Montag, 22. April 2013 / 23:15 – 00:10 Uhr
WDR-Fernsehen
Dokumentation (Deutschland 2012) Als Kind hat Andris Nelsons nachts in der Schule Trompete geübt, bis er blutige Lippen hatte. Als Jugendlicher studierte er Gesang, lernte Taekwondo und wurde Orchester-Trompeter. Mit 24 Jahren ernannte ihn die Lettische Nationaloper in Riga zum Generalmusikdirektor. Jetzt wird er als potentieller Nachfolger von Sir Simon Rattle als Chefdirigent der Berliner Philharmoniker gehandelt. Er stecke Orchesterseelen in Brand, heißt es über den heute 34-jährigen Dirigenten Andris Nelsons.
Wer ist dieser Mensch, der so früh eine so erstaunliche Karriere macht? Regisseurin Astrid Bscher hat Nelsons zwei Jahre lang begleitet und einen rasanten Film gedreht. Auftritte reihen sich aneinander, Konzert- und Probenorte wechseln in rascher Folge. Kurze Episoden zwischen dem künstlerischen Schaffen zeigen Nelsons' Heimatstadt Riga, seine Ausbildungsstätten an der lettischen Musikakademie und in St. Petersburg und natürlich die Familie. Das Leben – tempo- und abwechslungsreich, wie es zu einem modernen Dirigenten passt oder einen solchen ausmacht.
Überraschend ist sein unglaubliches Engagement bei den Probenarbeiten. Witzig, temperamentvoll, leidenschaftlich ist er dabei und reißt die Musiker mit. "Es gibt nichts Halbes, auch in der Probe nicht. Er ist immer voller Intensität", sagt der Trompeter Hokan Hardenberger über den Dirigenten. "Wirklich jeder, jeder Ton in der Partitur wird Musik. Mit ihm hat alles Gewicht". Vermutlich ist das das Geheimnis seines Erfolgs, warum die Orchester so gerne mit ihm arbeiten und das Publikum in liebt.

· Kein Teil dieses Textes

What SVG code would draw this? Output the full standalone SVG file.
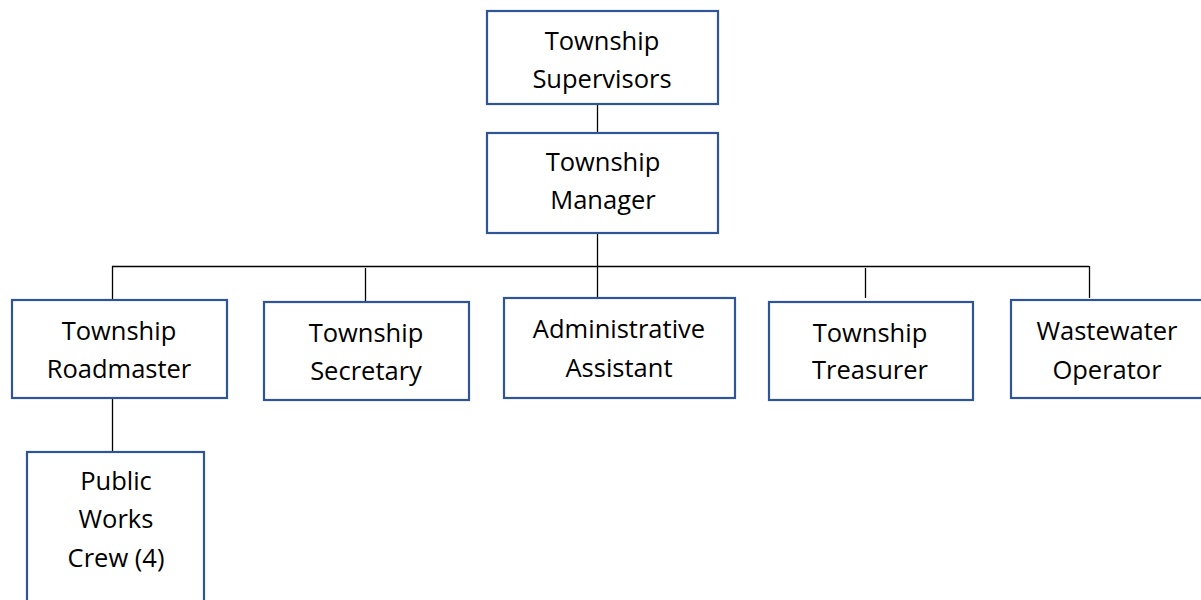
<svg xmlns="http://www.w3.org/2000/svg" width="1201" height="600" viewBox="0 0 1201 600">
  <style>
    .box { fill: #ffffff; stroke: #2f5597; stroke-width: 2.2; }
    .lbl { font-family: "Open Sans", "Noto Sans", sans-serif; font-size: 25.5px; fill: #000000; text-anchor: middle; }
    .wire { stroke: #000000; stroke-width: 1.3; fill: none; }
  </style>
  <rect width="1201" height="600" fill="#ffffff"/>

  <!-- reporting lines -->
  <g id="connectors">
    <line class="wire" x1="597.5" y1="104" x2="597.5" y2="133"/>
    <line class="wire" x1="597.5" y1="233" x2="597.5" y2="298"/>
    <line class="wire" x1="112" y1="266.5" x2="1089" y2="266.5"/>
    <line class="wire" x1="112.5" y1="266" x2="112.5" y2="300"/>
    <line class="wire" x1="365.5" y1="268" x2="365.5" y2="302"/>
    <line class="wire" x1="865.5" y1="268" x2="865.5" y2="298"/>
    <line class="wire" x1="1089.5" y1="266" x2="1089.5" y2="298"/>
    <line class="wire" x1="112.5" y1="398" x2="112.5" y2="452"/>
  </g>

  <g id="supervisors">
    <rect class="box" x="487" y="11" width="231" height="93"/>
    <text class="lbl" x="602" y="50">Township</text>
    <text class="lbl" x="602" y="88">Supervisors</text>
  </g>

  <g id="manager">
    <rect class="box" x="487" y="133" width="231" height="100"/>
    <text class="lbl" x="603" y="171">Township</text>
    <text class="lbl" x="603" y="209">Manager</text>
  </g>

  <g id="roadmaster">
    <rect class="box" x="12" y="300" width="215" height="98"/>
    <text class="lbl" x="119" y="340">Township</text>
    <text class="lbl" x="119" y="378">Roadmaster</text>
  </g>

  <g id="secretary">
    <rect class="box" x="264" y="302" width="205" height="98"/>
    <text class="lbl" x="366" y="342">Township</text>
    <text class="lbl" x="366" y="380">Secretary</text>
  </g>

  <g id="admin-assistant">
    <rect class="box" x="504" y="298" width="231" height="100"/>
    <text class="lbl" x="619" y="338">Administrative</text>
    <text class="lbl" x="619" y="377">Assistant</text>
  </g>

  <g id="treasurer">
    <rect class="box" x="769" y="302" width="204" height="98"/>
    <text class="lbl" x="870" y="342">Township</text>
    <text class="lbl" x="870" y="379">Treasurer</text>
  </g>

  <g id="wastewater">
    <rect class="box" x="1011" y="300" width="200" height="98"/>
    <text class="lbl" x="1107" y="340">Wastewater</text>
    <text class="lbl" x="1107" y="379">Operator</text>
  </g>

  <g id="public-works">
    <rect class="box" x="27" y="452" width="177" height="170"/>
    <text class="lbl" x="116" y="490">Public</text>
    <text class="lbl" x="116" y="528">Works</text>
    <text class="lbl" x="116" y="567">Crew (4)</text>
  </g>
</svg>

Astrid Bscher ist mit dem spannenden, jungen Künstler nach Lettland gereist, hat seine Eltern, Weggefährten und Kollegen getroffen sowie seine Lebensgefährtin, die Sopranistin Kristine Opolais, die er in der Zeit geheiratet hat. In ihrem Film zieht die Regisseurin kaum eine Trennline zwischen dem Dirigenten Andris Nelsons und dem Menschen Andris Nelsons. Ihr Porträt zeigt, wie sich Erlebtes in der Musik widerspiegelt, wie ein ernsthafter, junger Mensch mit dem Hype um seine Person umgeht, wie er daran wächst und sich weiterentwickelt.